如果说传统社会主体信仰是建立在非理性的素朴心智和盲目顺从的基础上,那么现代政治信仰的形成就必定需要接受理性的追问和考验。长期以来,人们把理性和非理性看成是彼此对立的,认为现代政治进步的表现在于非理性信仰向理性信仰和科学信仰的演进,但仅靠科学理性并不能解决人类的信仰问题,因为个体的政治信仰依赖于理性论辩的世界是不可能存在的,如果存在这样的世界,那么个体一旦遇到受过更好的教育或者更加能言善辩的对手时,就会改变他们的信仰。康德(Immanuel Kant)指出现代理性的局限后,认为理性要给信仰划出地盘。安东尼奥·葛兰西(Gramsci Antonio)认为只是通过简单的理性规劝是无法改变人的信仰的,个体改变信仰并非屈服于理性论辩。实质上,信仰中一直存在着理性和非理性的张力问题,信仰既不能完全归于理性,也不能完全归于非理性,科学的信仰总是在理性基础上的非理性过程,即理性的“非理性过程”。尤其随着人类精神领域问题的增多,促使人们对非理性也有了更为理性自觉的认识,尽管“我们自身中存在着非理性的行为动机:它们同我们的知识相冲突,并且阻碍着把知识付诸实现。我们的实践判断与我们的意志之间的联系的不完善性本身,也迫使我们寻找关于那种联系的本质的更精确的知识。”①[英]亨利·西季威克.伦理学方法[M].麼申白译,北京:中国社会科学出版社,1993:29。非理性并不意味着理性的丧失或取代理性本身,而是在一定程度上促进和指引理性的进一步发展。非理性提供一种“形象化”的能力,把信仰中的理想性一极画面化,使信仰保持它应有的热情、坚定和急切渴望的状态,为信仰提供极大的动力性因素;理性则提供了“抽象化”的能力,把信仰中的理想性放置于现实性之上,形成更为稳定、普遍、简明的概念和命题,使信仰更为深沉和冼炼。从这个意义上,国家仪式中真正的信仰的确立是一种超理性的体验,它不是仅靠“非理性”的本能直觉或盲目情感来激发信仰,而是以一种形象感召性激发出人们的超理性的政治信仰。使个体“在无限的空间和永恒的时间中建构的'宇宙图式’,在盲目的人生旅途上认定的目的和归宿,在复杂多变的社会中确定的‘社会模式’和价值尺度。”②冯天策.信仰导论[M].南宁:广西人民出版社,1992:4。个体主观精神状态与客观社会现实得以统一,个体在行动上指向政治认同的“精神基础和最高价值目标”,从而最终实现对个人政治意识的“超越”。
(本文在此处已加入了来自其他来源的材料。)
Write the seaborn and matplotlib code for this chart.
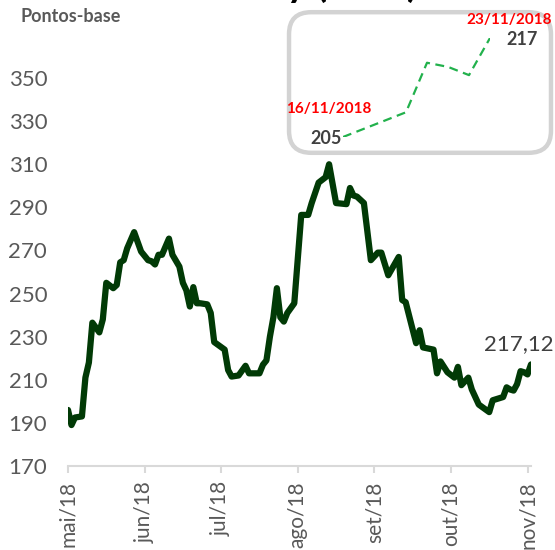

与西方的一些学者例如马克斯·韦伯(Max Weber)先将政治信仰的前提进行理论的预设,然后在“政治合法性”这个理论预设前提下进行政治信仰的“合法性理论”的分析路径不同,马克思主义的政治信仰超越了资产阶级的狭隘视野和空想特征,以实现人的全面自由发展为归旨,为政治信仰找到了一条真正意义的政治认同合法性的现实路径。习近平曾言,“民心是最大的政治。”中国特色社会主义建设实践中,人民群众是历史的创造者。习近平人民中心观一直强调“始终把人民放在心中最高的位置”,只有在这个“人民的时代”,国家仪式中大规模的群众心理热情和信仰才能真正被唤醒、释放和强化,人民群众才能真正地被动员,广大人民群众才能通过仪式体验到、意识到他们是一个“真正心理群体”,从而生成马克思主义科学信仰,才能真正参与伟大历史的创造!

四、结束语

在马克思·韦伯看来,现代性的发展是经过“祛魅”之后的一个世俗化的社会。现代社会生活的精神基础是理性的知识而非传统的信仰,工具理性的滥觞下人被异化和物化,那些终极的、高贵的价值渐渐从社会公共生活中消失。与传统的断裂意味着人们对过去信仰的怀疑和否定,使人类面临自身生存和发展的诸多困境,尤其是导致人们精神信仰的虚无和危机。如何解除这种危机?针对现代性的反思,文化返魅成为一种必然趋势。尽管现代社会主张私人生活是个体差异化的自主场域,但仪式作为公共生活是认同意识普遍化的践行场域,能为现实生活赋意,强化共同体成员的心理定式和身份归属,促进共同体内部同类价值意识的凝聚,积极地弥合了传统与现代的割裂,促进和固基了人们的政治认同。仪式通过象征符号体系的编码和人们在仪式中实现信仰这种超理性的体验,达到国家仪式的某种“赋魅”,以满足现代社会政治认同过程中人们“返魅”愿望。